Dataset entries
========
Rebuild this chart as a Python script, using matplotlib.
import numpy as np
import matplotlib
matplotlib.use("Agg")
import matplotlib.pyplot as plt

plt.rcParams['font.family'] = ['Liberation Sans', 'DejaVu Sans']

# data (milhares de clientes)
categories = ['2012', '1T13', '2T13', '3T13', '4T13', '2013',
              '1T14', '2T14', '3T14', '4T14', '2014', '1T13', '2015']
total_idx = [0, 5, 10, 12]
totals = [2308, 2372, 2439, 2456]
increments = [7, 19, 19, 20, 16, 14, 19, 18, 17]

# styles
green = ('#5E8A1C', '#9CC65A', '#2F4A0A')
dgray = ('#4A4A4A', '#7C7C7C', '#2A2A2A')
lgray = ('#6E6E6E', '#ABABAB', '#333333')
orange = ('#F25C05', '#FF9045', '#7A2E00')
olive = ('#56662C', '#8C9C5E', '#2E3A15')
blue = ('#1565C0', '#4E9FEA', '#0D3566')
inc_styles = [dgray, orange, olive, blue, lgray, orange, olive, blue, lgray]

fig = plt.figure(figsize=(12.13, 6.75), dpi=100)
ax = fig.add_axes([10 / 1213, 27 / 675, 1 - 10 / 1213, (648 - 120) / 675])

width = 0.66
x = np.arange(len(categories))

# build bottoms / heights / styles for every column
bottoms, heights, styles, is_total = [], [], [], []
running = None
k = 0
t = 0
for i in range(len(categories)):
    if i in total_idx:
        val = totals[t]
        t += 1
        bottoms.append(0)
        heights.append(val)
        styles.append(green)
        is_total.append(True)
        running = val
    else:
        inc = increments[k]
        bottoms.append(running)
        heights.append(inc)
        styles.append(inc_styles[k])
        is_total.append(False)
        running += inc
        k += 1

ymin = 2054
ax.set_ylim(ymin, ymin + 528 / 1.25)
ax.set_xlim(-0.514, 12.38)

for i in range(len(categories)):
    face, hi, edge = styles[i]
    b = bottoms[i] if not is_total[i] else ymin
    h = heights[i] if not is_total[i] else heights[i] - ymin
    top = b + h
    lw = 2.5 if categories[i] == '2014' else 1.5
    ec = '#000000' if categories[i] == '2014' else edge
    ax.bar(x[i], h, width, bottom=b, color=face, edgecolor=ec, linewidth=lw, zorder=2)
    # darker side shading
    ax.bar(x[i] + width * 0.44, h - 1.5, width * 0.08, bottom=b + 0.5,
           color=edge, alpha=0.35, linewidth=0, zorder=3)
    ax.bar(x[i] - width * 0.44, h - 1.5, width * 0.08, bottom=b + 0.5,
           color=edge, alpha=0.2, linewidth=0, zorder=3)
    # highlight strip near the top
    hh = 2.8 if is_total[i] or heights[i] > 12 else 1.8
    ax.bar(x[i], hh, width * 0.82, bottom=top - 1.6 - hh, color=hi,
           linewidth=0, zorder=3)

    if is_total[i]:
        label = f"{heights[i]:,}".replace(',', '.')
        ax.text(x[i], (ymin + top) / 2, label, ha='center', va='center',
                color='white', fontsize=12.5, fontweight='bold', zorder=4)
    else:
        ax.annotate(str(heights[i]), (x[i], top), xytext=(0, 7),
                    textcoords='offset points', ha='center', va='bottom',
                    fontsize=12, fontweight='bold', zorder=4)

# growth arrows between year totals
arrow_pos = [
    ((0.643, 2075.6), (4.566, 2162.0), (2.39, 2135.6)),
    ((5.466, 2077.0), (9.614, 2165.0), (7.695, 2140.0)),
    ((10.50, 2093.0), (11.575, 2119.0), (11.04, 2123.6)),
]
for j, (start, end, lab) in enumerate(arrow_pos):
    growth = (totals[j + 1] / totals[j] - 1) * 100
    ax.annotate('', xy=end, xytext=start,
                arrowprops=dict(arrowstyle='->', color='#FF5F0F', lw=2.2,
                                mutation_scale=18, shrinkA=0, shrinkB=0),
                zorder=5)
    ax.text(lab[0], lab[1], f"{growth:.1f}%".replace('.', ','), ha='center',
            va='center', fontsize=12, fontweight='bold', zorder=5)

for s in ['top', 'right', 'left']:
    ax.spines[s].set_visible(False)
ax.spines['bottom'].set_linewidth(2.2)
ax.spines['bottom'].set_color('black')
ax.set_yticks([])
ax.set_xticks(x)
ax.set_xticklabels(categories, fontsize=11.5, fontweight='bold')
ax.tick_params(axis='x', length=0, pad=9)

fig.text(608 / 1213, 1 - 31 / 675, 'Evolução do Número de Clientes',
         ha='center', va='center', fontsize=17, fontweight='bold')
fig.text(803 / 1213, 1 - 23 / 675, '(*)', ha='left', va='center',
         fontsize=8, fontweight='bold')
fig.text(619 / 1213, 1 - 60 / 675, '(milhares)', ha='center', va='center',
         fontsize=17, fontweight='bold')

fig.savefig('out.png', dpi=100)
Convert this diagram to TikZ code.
========
• REQUEST:
Type the whole listing again, unaltered.

• OUTPUT FOR THIS TASK:
Rebuild this chart as a Python script, using matplotlib.
import numpy as np
import matplotlib
matplotlib.use("Agg")
import matplotlib.pyplot as plt

plt.rcParams['font.family'] = ['Liberation Sans', 'DejaVu Sans']

# data (milhares de clientes)
categories = ['2012', '1T13', '2T13', '3T13', '4T13', '2013',
              '1T14', '2T14', '3T14', '4T14', '2014', '1T13', '2015']
total_idx = [0, 5, 10, 12]
totals = [2308, 2372, 2439, 2456]
increments = [7, 19, 19, 20, 16, 14, 19, 18, 17]

# styles
green = ('#5E8A1C', '#9CC65A', '#2F4A0A')
dgray = ('#4A4A4A', '#7C7C7C', '#2A2A2A')
lgray = ('#6E6E6E', '#ABABAB', '#333333')
orange = ('#F25C05', '#FF9045', '#7A2E00')
olive = ('#56662C', '#8C9C5E', '#2E3A15')
blue = ('#1565C0', '#4E9FEA', '#0D3566')
inc_styles = [dgray, orange, olive, blue, lgray, orange, olive, blue, lgray]

fig = plt.figure(figsize=(12.13, 6.75), dpi=100)
ax = fig.add_axes([10 / 1213, 27 / 675, 1 - 10 / 1213, (648 - 120) / 675])

width = 0.66
x = np.arange(len(categories))

# build bottoms / heights / styles for every column
bottoms, heights, styles, is_total = [], [], [], []
running = None
k = 0
t = 0
for i in range(len(categories)):
    if i in total_idx:
        val = totals[t]
        t += 1
        bottoms.append(0)
        heights.append(val)
        styles.append(green)
        is_total.append(True)
        running = val
    else:
        inc = increments[k]
        bottoms.append(running)
        heights.append(inc)
        styles.append(inc_styles[k])
        is_total.append(False)
        running += inc
        k += 1

ymin = 2054
ax.set_ylim(ymin, ymin + 528 / 1.25)
ax.set_xlim(-0.514, 12.38)

for i in range(len(categories)):
    face, hi, edge = styles[i]
    b = bottoms[i] if not is_total[i] else ymin
    h = heights[i] if not is_total[i] else heights[i] - ymin
    top = b + h
    lw = 2.5 if categories[i] == '2014' else 1.5
    ec = '#000000' if categories[i] == '2014' else edge
    ax.bar(x[i], h, width, bottom=b, color=face, edgecolor=ec, linewidth=lw, zorder=2)
    # darker side shading
    ax.bar(x[i] + width * 0.44, h - 1.5, width * 0.08, bottom=b + 0.5,
           color=edge, alpha=0.35, linewidth=0, zorder=3)
    ax.bar(x[i] - width * 0.44, h - 1.5, width * 0.08, bottom=b + 0.5,
           color=edge, alpha=0.2, linewidth=0, zorder=3)
    # highlight strip near the top
    hh = 2.8 if is_total[i] or heights[i] > 12 else 1.8
    ax.bar(x[i], hh, width * 0.82, bottom=top - 1.6 - hh, color=hi,
           linewidth=0, zorder=3)

    if is_total[i]:
        label = f"{heights[i]:,}".replace(',', '.')
        ax.text(x[i], (ymin + top) / 2, label, ha='center', va='center',
                color='white', fontsize=12.5, fontweight='bold', zorder=4)
    else:
        ax.annotate(str(heights[i]), (x[i], top), xytext=(0, 7),
                    textcoords='offset points', ha='center', va='bottom',
                    fontsize=12, fontweight='bold', zorder=4)

# growth arrows between year totals
arrow_pos = [
    ((0.643, 2075.6), (4.566, 2162.0), (2.39, 2135.6)),
    ((5.466, 2077.0), (9.614, 2165.0), (7.695, 2140.0)),
    ((10.50, 2093.0), (11.575, 2119.0), (11.04, 2123.6)),
]
for j, (start, end, lab) in enumerate(arrow_pos):
    growth = (totals[j + 1] / totals[j] - 1) * 100
    ax.annotate('', xy=end, xytext=start,
                arrowprops=dict(arrowstyle='->', color='#FF5F0F', lw=2.2,
                                mutation_scale=18, shrinkA=0, shrinkB=0),
                zorder=5)
    ax.text(lab[0], lab[1], f"{growth:.1f}%".replace('.', ','), ha='center',
            va='center', fontsize=12, fontweight='bold', zorder=5)

for s in ['top', 'right', 'left']:
    ax.spines[s].set_visible(False)
ax.spines['bottom'].set_linewidth(2.2)
ax.spines['bottom'].set_color('black')
ax.set_yticks([])
ax.set_xticks(x)
ax.set_xticklabels(categories, fontsize=11.5, fontweight='bold')
ax.tick_params(axis='x', length=0, pad=9)

fig.text(608 / 1213, 1 - 31 / 675, 'Evolução do Número de Clientes',
         ha='center', va='center', fontsize=17, fontweight='bold')
fig.text(803 / 1213, 1 - 23 / 675, '(*)', ha='left', va='center',
         fontsize=8, fontweight='bold')
fig.text(619 / 1213, 1 - 60 / 675, '(milhares)', ha='center', va='center',
         fontsize=17, fontweight='bold')

fig.savefig('out.png', dpi=100)
Convert this diagram to TikZ code.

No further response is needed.